Paul, previously known by his Hebrew name, Saul, was not a nice man.  He was religiously good, being a Pharisee.  He was aggressively pharisaical. He once described himself as more zealous for the his religion than his compatriots.  He says he was a blasphemer, a persecutor, and a violent aggressor against the Christian Church. He said all of that was forgiven by God because he was doing that in ignorance.  Now, Paul was a very learned man, who understood the Old Testament Scriptures very well, and was well read in Greek and Roman literature. He was not stupid, nor ignorant about worldly things. He was ignorant about Christ. When God called him to faith on that dramatic Road to Damascus Experience, Paul learn the truth about his religion and about God.  What he learned from Damascus road was what he had been ignorant about before, Christ.   

We could take that as an example of how we ought to appoach our own lives. Regardless of how much we know about farming, or business, or theology we need to know Christ and how He fits into our lives or rather, how our lives are shaped by Him.  The example here would be how knowledge of Christ resolves our ignorance and everything else we know really doesn't matter in the long run.  What matters is knowing Christ, knowing His grace and forgiveness, and knowing our own sin and how Jesus has paid for that and forgiven us.  That is one way that Paul was given as an example.  

The primary focus of the example that Paul speaks of is found in verses 14 and 15 of our epistle lesson :  And the grace of our Lord was more than abundant, with the faith and love which are found in Christ Jesus.   It is a trustworthy statement, deserving full acceptance, that Christ Jesus came into the world to save sinners, among whom I am foremost of all. 

In spite of everything Paul did he was forgiven.  The grace of our Lord was more than abundant, Paul says, overwhelmingly so.  It is a trustworthy statement, Paul says that Jesus Christ came into the world to save sinners. Then he adds a personal confession, among whom I am foremost of all.  He considered himself to be the worst sinner.  On a purely social level, Paul was probably a very, very decent man. He was a true Pharisee.  But his rejection of Christ before Damascus road experience and his violent attacks against the church, which he now understood were also attacks against Christ and God himself, painted himself in his own mind as the worst sinner possible. In other places in the Epistles, he talked about how he counts all his righteousness as a Pharisee as garbage and throws it away for the sake of Christ. But here he simply acknowledges he is the Sinner And judges himself to be the worst sinner of all. And that sinner is covered by the grace of Jesus Christ, which Grace is particularly found in forgiveness.  

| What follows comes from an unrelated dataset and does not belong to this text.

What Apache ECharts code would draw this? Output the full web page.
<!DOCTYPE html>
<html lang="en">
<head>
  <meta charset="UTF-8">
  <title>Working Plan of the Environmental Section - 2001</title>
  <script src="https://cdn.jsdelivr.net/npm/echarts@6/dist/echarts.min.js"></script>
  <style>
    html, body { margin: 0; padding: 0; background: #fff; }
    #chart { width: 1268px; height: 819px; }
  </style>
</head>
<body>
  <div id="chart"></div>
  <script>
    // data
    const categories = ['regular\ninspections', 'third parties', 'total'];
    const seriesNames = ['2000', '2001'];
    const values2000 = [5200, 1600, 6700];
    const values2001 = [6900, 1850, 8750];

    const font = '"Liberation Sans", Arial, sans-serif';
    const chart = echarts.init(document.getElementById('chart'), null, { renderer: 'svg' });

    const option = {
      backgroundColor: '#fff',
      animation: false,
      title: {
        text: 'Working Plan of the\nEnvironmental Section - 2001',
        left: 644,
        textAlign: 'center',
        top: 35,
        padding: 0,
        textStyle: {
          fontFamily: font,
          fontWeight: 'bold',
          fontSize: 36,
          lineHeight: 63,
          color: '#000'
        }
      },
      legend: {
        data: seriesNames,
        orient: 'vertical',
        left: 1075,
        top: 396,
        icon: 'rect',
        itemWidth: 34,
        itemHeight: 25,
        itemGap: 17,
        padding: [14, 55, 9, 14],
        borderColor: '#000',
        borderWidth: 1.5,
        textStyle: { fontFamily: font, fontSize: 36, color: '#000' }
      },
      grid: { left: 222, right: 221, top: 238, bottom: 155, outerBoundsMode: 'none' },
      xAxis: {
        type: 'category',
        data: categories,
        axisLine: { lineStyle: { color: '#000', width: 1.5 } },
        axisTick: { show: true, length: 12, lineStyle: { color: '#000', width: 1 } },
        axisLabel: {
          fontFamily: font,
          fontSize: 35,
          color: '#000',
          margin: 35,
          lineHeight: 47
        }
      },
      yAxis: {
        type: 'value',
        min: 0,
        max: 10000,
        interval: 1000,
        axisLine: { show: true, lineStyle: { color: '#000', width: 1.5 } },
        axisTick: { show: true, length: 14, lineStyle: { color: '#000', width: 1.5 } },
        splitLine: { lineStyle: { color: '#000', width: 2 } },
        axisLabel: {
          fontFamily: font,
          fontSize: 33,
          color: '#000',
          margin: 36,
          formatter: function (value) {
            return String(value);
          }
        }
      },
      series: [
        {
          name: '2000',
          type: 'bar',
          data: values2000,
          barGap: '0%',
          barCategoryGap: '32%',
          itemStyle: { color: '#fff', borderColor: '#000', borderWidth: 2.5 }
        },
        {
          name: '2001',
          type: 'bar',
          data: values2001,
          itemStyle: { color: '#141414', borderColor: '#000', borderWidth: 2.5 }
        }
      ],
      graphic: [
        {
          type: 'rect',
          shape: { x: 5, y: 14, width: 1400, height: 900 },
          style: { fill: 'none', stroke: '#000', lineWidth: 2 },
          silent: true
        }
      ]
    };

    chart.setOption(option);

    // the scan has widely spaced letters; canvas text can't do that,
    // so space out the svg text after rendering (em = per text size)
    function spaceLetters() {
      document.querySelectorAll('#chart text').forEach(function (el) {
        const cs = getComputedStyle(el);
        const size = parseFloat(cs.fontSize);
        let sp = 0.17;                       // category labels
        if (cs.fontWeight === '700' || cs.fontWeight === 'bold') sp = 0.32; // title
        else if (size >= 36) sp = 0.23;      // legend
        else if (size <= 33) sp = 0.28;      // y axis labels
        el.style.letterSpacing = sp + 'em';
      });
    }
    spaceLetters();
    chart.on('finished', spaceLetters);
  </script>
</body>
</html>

We easily confess that Christ came to seek and to save that which was lost, sinners.  The hard part for most of us comes at saying that we are the worst sinner in the room, or the worst sinner possible.  For the most part we feel pretty good about ourselves, don't we? Face it, if that were not true how could we criticize our neighbor? How could we get up in somebody's face and challenge what they have said or what they have done and expect them to back down and apologize?  I hear people challenge what the elders have done or said, challenge what the trustees have done, are doing, or haven't done.  We kind of easily take for granted that our judgment is somehow significant. We are not chief of sinners, we are of the morality police, we are the piety police. Our opinion of what ought to be done takes precedence over other people and other people's opinions.  Sometimes some of you run rough-shod over other and take no thought for them or their feelings as you run your thoughts out of your mouth,

But we don't seem to realize oftentimes, is that our attitudes and our behaviors are judging others.  But the Bible says "judge not and you shall not be judged." But it's so common that we don't bother thinking about what it means, and when somebody else takes it the way we didn't intend it to be we manufacture injury, wander around injured as though somebody had said something about us that wasn't true. Many times, we have become so comfortable in sin and with certain types of sin that it offends us when we are reminded that we are sinners.  We are good people, we say.  I'm doing my best, we say, as though doing our best is insulation against sin. But it is not. We are not good people. I say "we" because I include myself with you in this condemnation. We are sinners.  Chief of sinners.  Here is where Paul is given to us as an example.   

And just like Paul we must confess that our Lord is more than abundant in grace and bestowing faith on us, the love that he shows us day by day, and all our blessings.  We don't deserve it. Any of it. And yet the love of our Lord that brought Him to the cross to bear our sin, shame and guilt is more than abundant, for by it your sins are forgiven. And that doesn't mean you never sin again, it means that Jesus took your sins, bore them on the cross and paid the penalty. Do you want to sin? Not if you are truly repentant.  Will you sin again? Absolutely, without question. But not deliberately, not intentionally, Except as a matter of weakness when the devil gets his hand into your head, and you say or do something you know you ought not to say or do. But then we turn our hearts and minds toward the cross and humbly there confess that we are still chief of sinners, in need of forgiveness, and we trust in that abundant, more than abundant, Grace, forgiveness, and love.  

Your sins are forgiven.   That is the Gospel.  The desire to do better is praiseworthy, but not salvific - It does not work toward your salvation.  It works toward your sanctification.  

In the Apostle Paul, he says that God demonstrated His perfect patience. Jesus Christ extends that same perfect patience, forgiveness and Grace, to you.  Just like he did to the Apostle Paul, he does toward us. Paul tells us that this grace was given to him that it might be given to us as an example.  

I really can't think of a better way to conclude this sermon then the way the Apostle concluded this short pericope which has served as our text.  Now to the King eternal, immortal, invisible, the only God, be honor and glory forever and ever.

In the Name of the Father, and of the Son, and of the Holy Ghost.